I allow myself a more structured flounder and start to work through the accumulated pile of London Review and TLS. There’s a full-page ad in the LRB for Harper’s magazine. Harper’s magazine I’ve heard of but know nothing about and have never read. My cherished prejudices tell me that it’s probably not for me, full of material about fashion and difficult choices between expensive consumer items that I’ve no wish or ability to own. This is confirmed by my first google to an article about investment. But then my eye catches a long and serious piece about the Nobel prize winner Abdulrazak Gurnah. Making a note that my cherished prejudices probably need tweaking, I read it through. To my shame, I have not followed the 2021 Nobel literature prize award and know nothing about Gurnah.

My lifestyle where I have no TV and do not subscribe to a daily paper needs attention to prevent the world drifting away and getting up to all sorts of things beyond my ken. I have a tortured attitude to subscribing to a daily paper. It costs quite a bit and is often unsatisfactory with a lot of ads and lifestyle and sports content that lacks interest for me. And the paper copy has to be disposed of. And I know that if I have an e-subscription that I will skim it carelessly and not get my money’s worth. This is irrational but David Kendall is like this; I have to work with him and know from long experience that trying to buck the foible doesn’t work.

Gurnah seems one of the Nobel Committee’s better choices and his writings on the travails of the former Asian community in East Africa and more generally on exile interest me. I shall make a list of his work, which is presumably readily available now that the surge to the shelves after the announcement has abated. The review in Harper’s was by Nadifa Mohamed, a British writer whose family came from Somalia, whom I have also never heard of but would like to know more about.
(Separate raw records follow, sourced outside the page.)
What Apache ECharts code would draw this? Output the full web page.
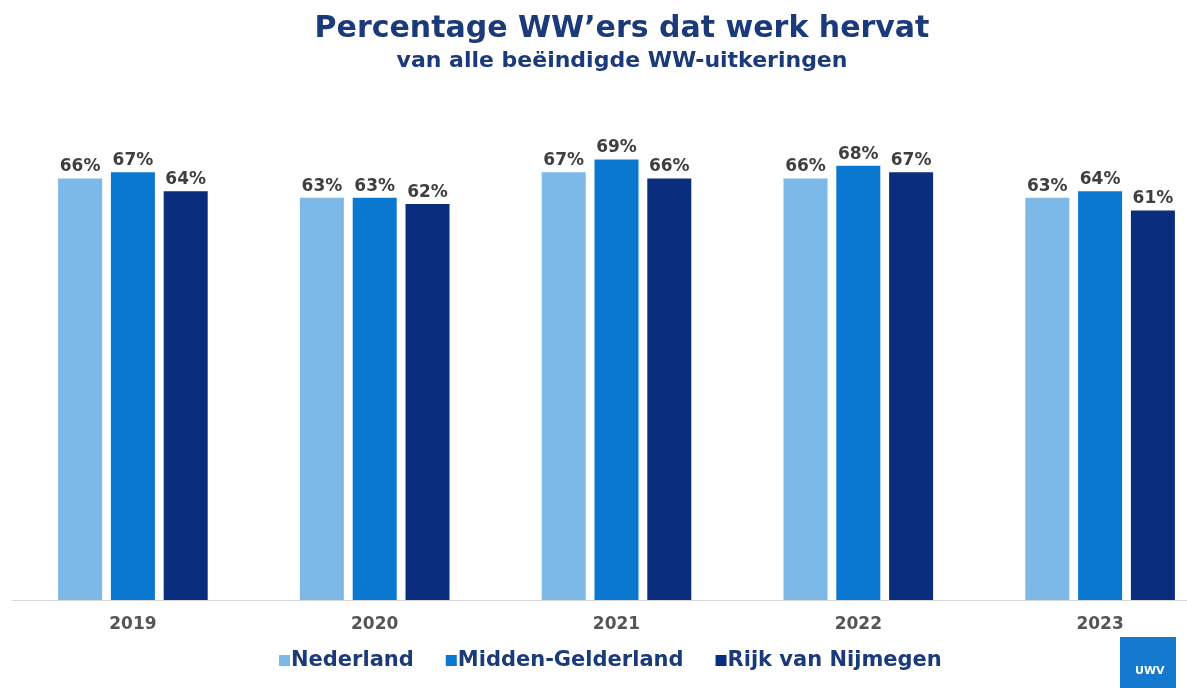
<!DOCTYPE html>
<html><head><meta charset="utf-8">
<script src="https://cdn.jsdelivr.net/npm/echarts@6/dist/echarts.min.js"></script>
<style>html,body{margin:0;padding:0;background:#fff}#c{width:1187px;height:688px}</style>
</head><body><div id="c"></div>
<script>
const categories = ['2019','2020','2021','2022','2023'];
const nederland = [66,63,67,66,63];
const middenGelderland = [67,63,69,68,64];
const rijkVanNijmegen = [64,62,66,67,61];
const seriesNames = ['Nederland','Midden-Gelderland','Rijk van Nijmegen'];
const colors = ['#7db9e8','#0a78d0','#0b2d7e'];

const chart = echarts.init(document.getElementById('c'));
const lbl = {show:true, position:'top', distance:3, formatter:'{c}%', color:'#3f3f3f', fontFamily:'DejaVu Sans', fontWeight:'bold', fontSize:17};
function mk(name, data, i){
  return {name, type:'bar', data, barWidth:44, barGap:'20%', itemStyle:{color:colors[i]}, label:lbl};
}
chart.setOption({
  animation:false,
  color:colors,
  title:{
    text:'Percentage WW\u2019ers dat werk hervat',
    subtext:'van alle be\u00ebindigde WW-uitkeringen',
    left:617, textAlign:'center', top:9, itemGap:6,
    textStyle:{color:'#1b3a7a', fontFamily:'DejaVu Sans', fontWeight:'bold', fontSize:30},
    subtextStyle:{color:'#1b3a7a', fontFamily:'DejaVu Sans', fontWeight:'bold', fontSize:22}
  },
  legend:{
    data:seriesNames, left:274, top:645,
    icon:'rect', itemWidth:11, itemHeight:11, itemGap:32,
    textStyle:{color:'#1b3a7a', fontFamily:'DejaVu Sans', fontWeight:'bold', fontSize:21, padding:[0,0,0,-4]}
  },
  grid:{left:12, width:1209, top:153, bottom:88, outerBoundsMode:'none', containLabel:false},
  xAxis:{
    type:'category', data:categories,
    axisLine:{lineStyle:{color:'#d9d9d9', width:1}},
    axisTick:{show:false},
    axisLabel:{color:'#555', fontFamily:'DejaVu Sans', fontWeight:'bold', fontSize:17, margin:16}
  },
  yAxis:{type:'value', min:0, max:70, show:false, splitLine:{show:false}},
  series:[mk(seriesNames[0], nederland, 0), mk(seriesNames[1], middenGelderland, 1), mk(seriesNames[2], rijkVanNijmegen, 2)],
  graphic:[
    {type:'rect', left:1120, top:637, shape:{width:56, height:51}, style:{fill:'#1679d0'}},
    {type:'text', left:1135, top:666, style:{text:'UWV', fill:'#fff', font:'bold 11px DejaVu Sans'}}
  ]
});
</script></body></html>
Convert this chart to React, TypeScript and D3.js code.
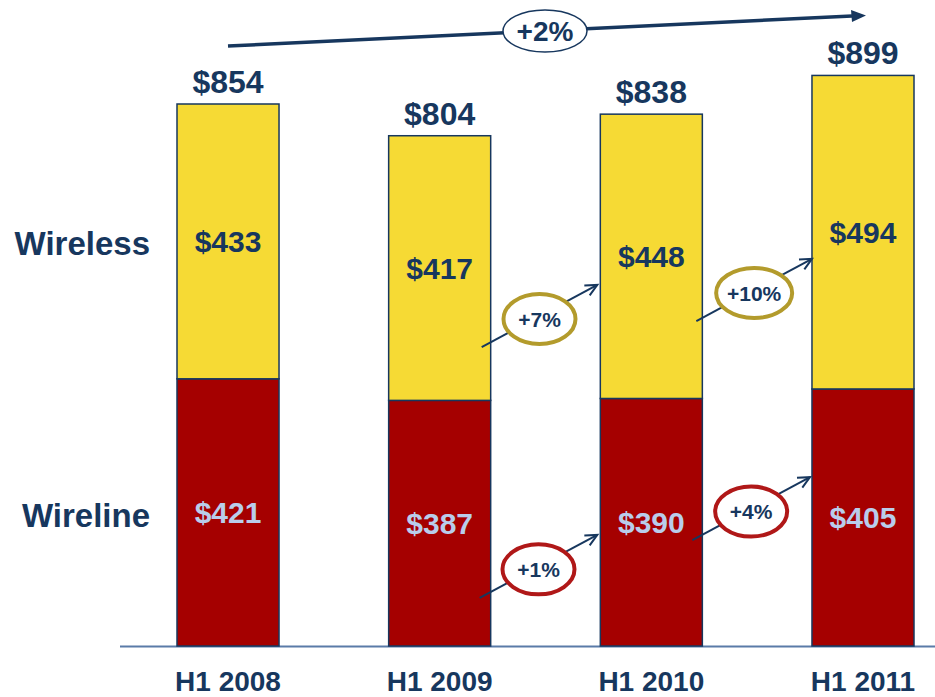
import React from "react";
import * as d3 from "d3";

const categories = ["H1 2008", "H1 2009", "H1 2010", "H1 2011"];
const wireline = [421, 387, 390, 405];
const wireless = [433, 417, 448, 494];
const totals = [854, 804, 838, 899];
const seriesNames = ["Wireless", "Wireline"];
const wirelessGrowth = ["+7%", "+10%"];
const wirelineGrowth = ["+1%", "+4%"];
const overallGrowth = "+2%";
// arrow start/end levels (value units) for growth annotations
const wirelessArrowLevels = [[471, 569], [512, 610]];
const wirelineArrowLevels = [[76, 175], [167, 266]];

const W = 935;
const H = 697;
const NAVY = "#17375E";
const YELLOW = "#F6DA34";
const RED = "#A50000";
const LIGHT = "#B9CDEB";
const GOLD = "#B39B2C";
const RING_RED = "#B01818";
const FONT = "'Liberation Sans', Arial, sans-serif";

export default function App() {
  const x = d3.scaleBand<string>().domain(categories).range([177, 914]).paddingInner(0.518).paddingOuter(0);
  const y = d3.scaleLinear().domain([0, 854]).range([646, 104]);
  const bw = x.bandwidth();

  const stack = d3.stack<any>().keys(["wireline", "wireless"])(
    categories.map((c, i) => ({ cat: c, wireline: wireline[i], wireless: wireless[i] }))
  );

  const growthArrow = (i: number, v0: number, v1: number, label: string, ring: string, key: string, dx0: number, dx1: number) => {
    const x0 = (x(categories[i]) as number) + bw + dx0;
    const x1 = (x(categories[i + 1]) as number) + dx1;
    const y0 = y(v0);
    const y1 = y(v1);
    const cx = x0 + (x1 - x0) * 0.5;
    const cy = y0 + (y1 - y0) * 0.5 + 3;
    const ang = Math.atan2(y1 - y0, x1 - x0);
    const ah = 13;
    const a1 = ang + Math.PI - 0.45;
    const a2 = ang + Math.PI + 0.45;
    return (
      <g key={key}>
        <line x1={x0} y1={y0} x2={x1} y2={y1} stroke={NAVY} strokeWidth={2} />
        <polyline
          points={`${x1 + ah * Math.cos(a1)},${y1 + ah * Math.sin(a1)} ${x1},${y1} ${x1 + ah * Math.cos(a2)},${y1 + ah * Math.sin(a2)}`}
          fill="none"
          stroke={NAVY}
          strokeWidth={2}
        />
        <ellipse cx={cx} cy={cy} rx={label.length > 3 ? 38 : 36} ry={25} fill="white" stroke={ring} strokeWidth={4} />
        <text x={cx} y={cy} dy="0.36em" textAnchor="middle" fontFamily={FONT} fontWeight="bold" fontSize={21} fill={NAVY}>
          {label}
        </text>
      </g>
    );
  };

  return (
    <svg width={W} height={H} style={{ display: "block", position: "absolute", left: 0, top: 0 }}>
      <rect x={0} y={0} width={W} height={H} fill="white" />
      {/* axis baseline */}
      <line x1={120} x2={W} y1={646.5} y2={646.5} stroke="#5A7BA8" strokeWidth={2} />
      {/* bars */}
      {stack.map((layer, li) =>
        layer.map((d, i) => (
          <rect
            key={`${li}-${i}`}
            x={x(categories[i]) as number}
            y={y(d[1])}
            width={bw}
            height={y(d[0]) - y(d[1])}
            fill={li === 0 ? RED : YELLOW}
            stroke={NAVY}
            strokeWidth={1.5}
          />
        ))
      )}
      {/* inside labels */}
      {categories.map((c, i) => (
        <g key={c}>
          <text
            x={(x(c) as number) + bw / 2}
            y={y(wireline[i] / 2)}
            dy="0.36em"
            textAnchor="middle"
            fontFamily={FONT}
            fontWeight="bold"
            fontSize={30}
            fill={LIGHT}
          >
            ${wireline[i]}
          </text>
          <text
            x={(x(c) as number) + bw / 2}
            y={y(wireline[i] + wireless[i] / 2)}
            dy="0.36em"
            textAnchor="middle"
            fontFamily={FONT}
            fontWeight="bold"
            fontSize={30}
            fill={NAVY}
          >
            ${wireless[i]}
          </text>
          <text
            x={(x(c) as number) + bw / 2}
            y={y(totals[i]) - 11}
            textAnchor="middle"
            fontFamily={FONT}
            fontWeight="bold"
            fontSize={32}
            fill={NAVY}
          >
            ${totals[i]}
          </text>
          <text
            x={(x(c) as number) + bw / 2}
            y={691}
            textAnchor="middle"
            fontFamily={FONT}
            fontWeight="bold"
            fontSize={28}
            fill={NAVY}
          >
            {c}
          </text>
        </g>
      ))}
      {/* series labels */}
      <text x={150} y={243} dy="0.36em" textAnchor="end" fontFamily={FONT} fontWeight="bold" fontSize={33} fill={NAVY}>
        {seriesNames[0]}
      </text>
      <text x={150} y={515} dy="0.36em" textAnchor="end" fontFamily={FONT} fontWeight="bold" fontSize={33} fill={NAVY}>
        {seriesNames[1]}
      </text>
      {/* growth arrows */}
      {growthArrow(1, wirelessArrowLevels[0][0], wirelessArrowLevels[0][1], wirelessGrowth[0], GOLD, "g7", -9, -3)}
      {growthArrow(2, wirelessArrowLevels[1][0], wirelessArrowLevels[1][1], wirelessGrowth[1], GOLD, "g10", -6, 0)}
      {growthArrow(1, wirelineArrowLevels[0][0], wirelineArrowLevels[0][1], wirelineGrowth[0], RING_RED, "g1", -11, -3)}
      {growthArrow(2, wirelineArrowLevels[1][0], wirelineArrowLevels[1][1], wirelineGrowth[1], RING_RED, "g4", -10, -2)}
      {/* overall arrow */}
      <line x1={228} y1={46} x2={852} y2={16} stroke={NAVY} strokeWidth={3.5} />
      <polygon points="866,15.5 851,10 852,22" fill={NAVY} />
      <ellipse cx={545} cy={31} rx={42} ry={21} fill="white" stroke={NAVY} strokeWidth={1.5} />
      <text x={545} y={31} dy="0.36em" textAnchor="middle" fontFamily={FONT} fontWeight="bold" fontSize={28} fill={NAVY}>
        {overallGrowth}
      </text>
    </svg>
  );
}
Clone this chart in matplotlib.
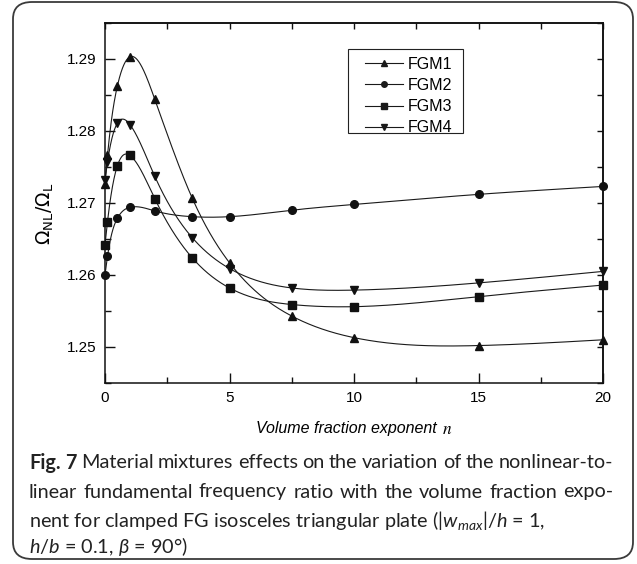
import numpy as np
import matplotlib
matplotlib.use("Agg")
import matplotlib.pyplot as plt
from matplotlib.patches import FancyBboxPatch, Rectangle
from matplotlib.ticker import MultipleLocator

# ---------------- data ----------------
n_vals = [0, 0.1, 0.5, 1, 2, 3.5, 5, 7.5, 10, 15, 20]
fgm1 = [1.2727, 1.2766, 1.2863, 1.2903, 1.2844, 1.2707, 1.2617, 1.2543, 1.2513, 1.2502, 1.2510]
fgm2 = [1.2600, 1.2626, 1.2679, 1.2694, 1.2689, 1.2681, 1.2681, 1.2690, 1.2698, 1.2712, 1.2723]
fgm3 = [1.2642, 1.2674, 1.2752, 1.2766, 1.2706, 1.2624, 1.2582, 1.2559, 1.2556, 1.2570, 1.2586]
fgm4 = [1.2732, 1.2757, 1.2811, 1.2809, 1.2737, 1.2652, 1.2609, 1.2582, 1.2579, 1.2589, 1.2605]
series_names = ["FGM1", "FGM2", "FGM3", "FGM4"]
markers = ["^", "o", "s", "v"]

x_ticks = [0, 5, 10, 15, 20]
y_ticks = [1.25, 1.26, 1.27, 1.28, 1.29]
x_label = "Volume fraction exponent "
y_label = r"$\Omega_{\mathrm{NL}}/\Omega_{\mathrm{L}}$"

caption_lines = [
    [("Fig.", "bold"), ("7", "bold")] + [(w, "normal") for w in
        "Material mixtures effects on the variation of the nonlinear-to-".split()],
    [(w, "normal") for w in
        "linear fundamental frequency ratio with the volume fraction expo-".split()],
]
caption_line3 = r"nent for clamped FG isosceles triangular plate (|$w_{max}$|/$h$ = 1,"
caption_line4 = r"$h$/$b$ = 0.1, $\beta$ = 90°)"


def natural_spline(x, y, xs):
    x = np.asarray(x, float); y = np.asarray(y, float)
    n = len(x)
    h = np.diff(x)
    A = np.zeros((n, n)); r = np.zeros(n)
    A[0, 0] = 1; A[-1, -1] = 1
    for i in range(1, n - 1):
        A[i, i - 1] = h[i - 1]
        A[i, i] = 2 * (h[i - 1] + h[i])
        A[i, i + 1] = h[i]
        r[i] = 6 * ((y[i + 1] - y[i]) / h[i] - (y[i] - y[i - 1]) / h[i - 1])
    M = np.linalg.solve(A, r)
    idx = np.clip(np.searchsorted(x, xs) - 1, 0, n - 2)
    x0 = x[idx]; x1 = x[idx + 1]; hh = x1 - x0
    a = (x1 - xs) / hh; b = (xs - x0) / hh
    return (a * y[idx] + b * y[idx + 1]
            + ((a ** 3 - a) * M[idx] + (b ** 3 - b) * M[idx + 1]) * hh ** 2 / 6)


plt.rcParams["mathtext.fontset"] = "custom"
plt.rcParams["mathtext.rm"] = "Lato"
plt.rcParams["mathtext.it"] = "Lato:italic"

W, H = 637, 564
fig = plt.figure(figsize=(W / 100, H / 100), dpi=100)

# rounded frame around whole figure
frame = FancyBboxPatch((13 / W, 5 / H), 620 / W, 557 / H,
                       boxstyle="round,pad=0,rounding_size=0.03",
                       transform=fig.transFigure, facecolor="none",
                       edgecolor="#3a3a3a", linewidth=1.3, zorder=-5)
fig.patches.append(frame)

ax = fig.add_axes([105 / W, 1 - 383 / H, 498 / W, 360 / H])
chart_font = ["Liberation Sans", "DejaVu Sans"]

xs = np.linspace(0, 20, 2000)
for name, ys, mk in zip(series_names, [fgm1, fgm2, fgm3, fgm4], markers):
    ax.plot(xs, natural_spline(n_vals, ys, xs), color="#1a1a1a", lw=0.8, zorder=2)
    ax.plot(n_vals, ys, linestyle="none", marker=mk, color="#111111",
            ms=5.5, zorder=3, clip_on=False)
    ax.plot([], [], color="#1a1a1a", lw=0.8, marker=mk, ms=4, label=name)

ax.set_xlim(0, 20)
ax.set_ylim(1.245, 1.295)
ax.set_xticks(x_ticks)
ax.set_yticks(y_ticks)
ax.xaxis.set_minor_locator(MultipleLocator(2.5))
ax.yaxis.set_minor_locator(MultipleLocator(0.005))
ax.set_xticklabels([str(v) for v in x_ticks], fontfamily=chart_font, fontsize=11)
ax.set_yticklabels([f"{v:.2f}" for v in y_ticks], fontfamily=chart_font, fontsize=11)
ax.tick_params(which="major", direction="in", length=7, width=1.0, pad=6, color="#111")
ax.tick_params(which="minor", direction="in", length=4, width=1.0, color="#111")
for s in ax.spines.values():
    s.set_linewidth(1.1)
    s.set_color("#111")

secx = ax.secondary_xaxis("top")
secx.set_xticks(np.arange(0, 20.01, 2.5))
secx.set_xticklabels([])
secx.tick_params(direction="in", length=4, width=1.0, color="#111")
secx.spines["top"].set_linewidth(1.1)
secy = ax.secondary_yaxis("right")
secy.set_yticks(np.arange(1.245, 1.2951, 0.005))
secy.set_yticklabels([])
secy.tick_params(direction="in", length=4, width=1.0, color="#111")
secy.spines["right"].set_linewidth(1.1)

renderer = fig.canvas.get_renderer()

# x label: italic sans words + serif italic n
xl = fig.text(0, 1 - 429 / H, x_label, fontfamily=chart_font, fontstyle="italic",
              fontsize=11.5, ha="left", va="center")
xn = fig.text(0, 1 - 429 / H, "$n$", math_fontfamily="stix",
              fontsize=12.5, ha="left", va="center")
w1 = xl.get_window_extent(renderer).width
w2 = xn.get_window_extent(renderer).width
x_start = 354 - (w1 + w2) / 2
xl.set_x(x_start / W)
xn.set_x((x_start + w1) / W)

fig.text(45 / W, 1 - 214 / H, y_label, math_fontfamily="dejavusans", rotation=90,
         fontsize=13.5, ha="center", va="center")

# legend: frameless entries plus a separately drawn box
leg = ax.legend(loc="upper left", bbox_to_anchor=(365 / W, 1 - 57 / H),
                bbox_transform=fig.transFigure, borderaxespad=0, borderpad=0,
                frameon=False, handlelength=2.4, labelspacing=0.38,
                handletextpad=0.25, prop={"family": chart_font, "size": 11.5})
fig.patches.append(Rectangle((348 / W, 1 - 133 / H), 115 / W, 84 / H,
                             transform=fig.transFigure, facecolor="none",
                             edgecolor="#222", linewidth=0.8, zorder=1))

# ---------------- caption ----------------
cap_font = ["Lato", "DejaVu Sans"]
left_px, right_px = 29, 613
line_y = [463, 492, 520, 547]

cap_size = 14.5
probe = fig.text(0, 0, "linear fundamental frequency ratio with the volume fraction expo-",
                 fontfamily=cap_font, fontsize=cap_size)
pw = probe.get_window_extent(renderer).width
probe.remove()
cap_size = cap_size * min(1.0, (right_px - left_px) * 0.985 / pw)

for li, tokens in enumerate(caption_lines):
    texts = []
    for w, weight in tokens:
        t = fig.text(0, 1 - line_y[li] / H, w, fontfamily=cap_font, fontweight=weight,
                     fontsize=cap_size, ha="left", va="center", color="#222")
        texts.append(t)
    widths = [t.get_window_extent(renderer).width for t in texts]
    gap = (right_px - left_px - sum(widths)) / (len(texts) - 1)
    x = left_px
    for t, wd in zip(texts, widths):
        t.set_x(x / W)
        x += wd + gap

fig.text(left_px / W, 1 - line_y[2] / H, caption_line3, fontfamily=cap_font,
         math_fontfamily="custom", fontsize=cap_size, ha="left", va="center", color="#222")
fig.text(left_px / W, 1 - line_y[3] / H, caption_line4, fontfamily=cap_font,
         math_fontfamily="custom", fontsize=cap_size, ha="left", va="center", color="#222")

fig.savefig("out.png", dpi=100)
In her review “When the Monsoon Winds Turned. The lost worlds of Abdulrazak Gurnah”, she refers to the fate of the last Sultan of Zanzibar, exiled to Southsea on England’s South Coast. I’m not clear from a cursory reading of her review which of Gurnah’s works she is referring to or whether this is background information but I shall return to this. It reminds me of Napoleon III in exile in Chislehurst in Kent, although he at least received a secret visit from Queen Victoria. I somehow doubt that E. Windsor popped down to Pompey to hob nob with the deposed Sultan in his Southsea semi.

Portsmouth and Southsea is almost home ground for me after my first twelve years in nearby West Sussex. Although I mostly think of Portsmouth as a naval base with its flat, vacant 1950s architecture after the awful pasting the city received in WW2, I’ve never related to Southsea as a seaside resort. I must add it to my exploration of the area after visiting Selsey this trip. I want to look at another small island nearby Thorney and the maritime environments of Bosham and Chichester harbour. It’s strange I don’t know these as they were in cycling distance of my old Sussex home but it’s taken me a long time to learn to appreciate quality rather than quantity when travelling and to learn that less is sometimes more when I peddled to distant locations.

Portsmouth is otherwise associated with my mother’s older sibling, Aunt Mabel whom (to her delight, I suspect), I later called Aunt Fantasia after a record I found during an uncomfortable night in a sleeping bag in her “drawing room” above their fruit and greengrocery shop. At this time though she was still Aunt Mabs and my abiding memory of an early trip to Portsmouth is a walk around the block to purchase a single small piece of lace (or imitation lace perhaps) that had taken my fancy and was intended as a present for my mother. Adult opinion thought this too scant a present (it was admittedly a minuscule piece of cloth but the retention of this memory indicates that adult opinion failed to convince). I don’t remember what if anything the tiny piece was replaced by (the nine-year-old DK’s attention span was probably not great).

I wouldn’t anyway have brushed shoulders with the deposed Sultan of Zanzibar, who came much later when I was far from Portsmouth and Aunt Mabs and Uncle Charles had joined the ranks of the dear departed.

And it’s now 02.43 CEST and approaching bedtime in KVT. I’m glad to be able to write again after my laptop went on strike in the UK and travelled home separately.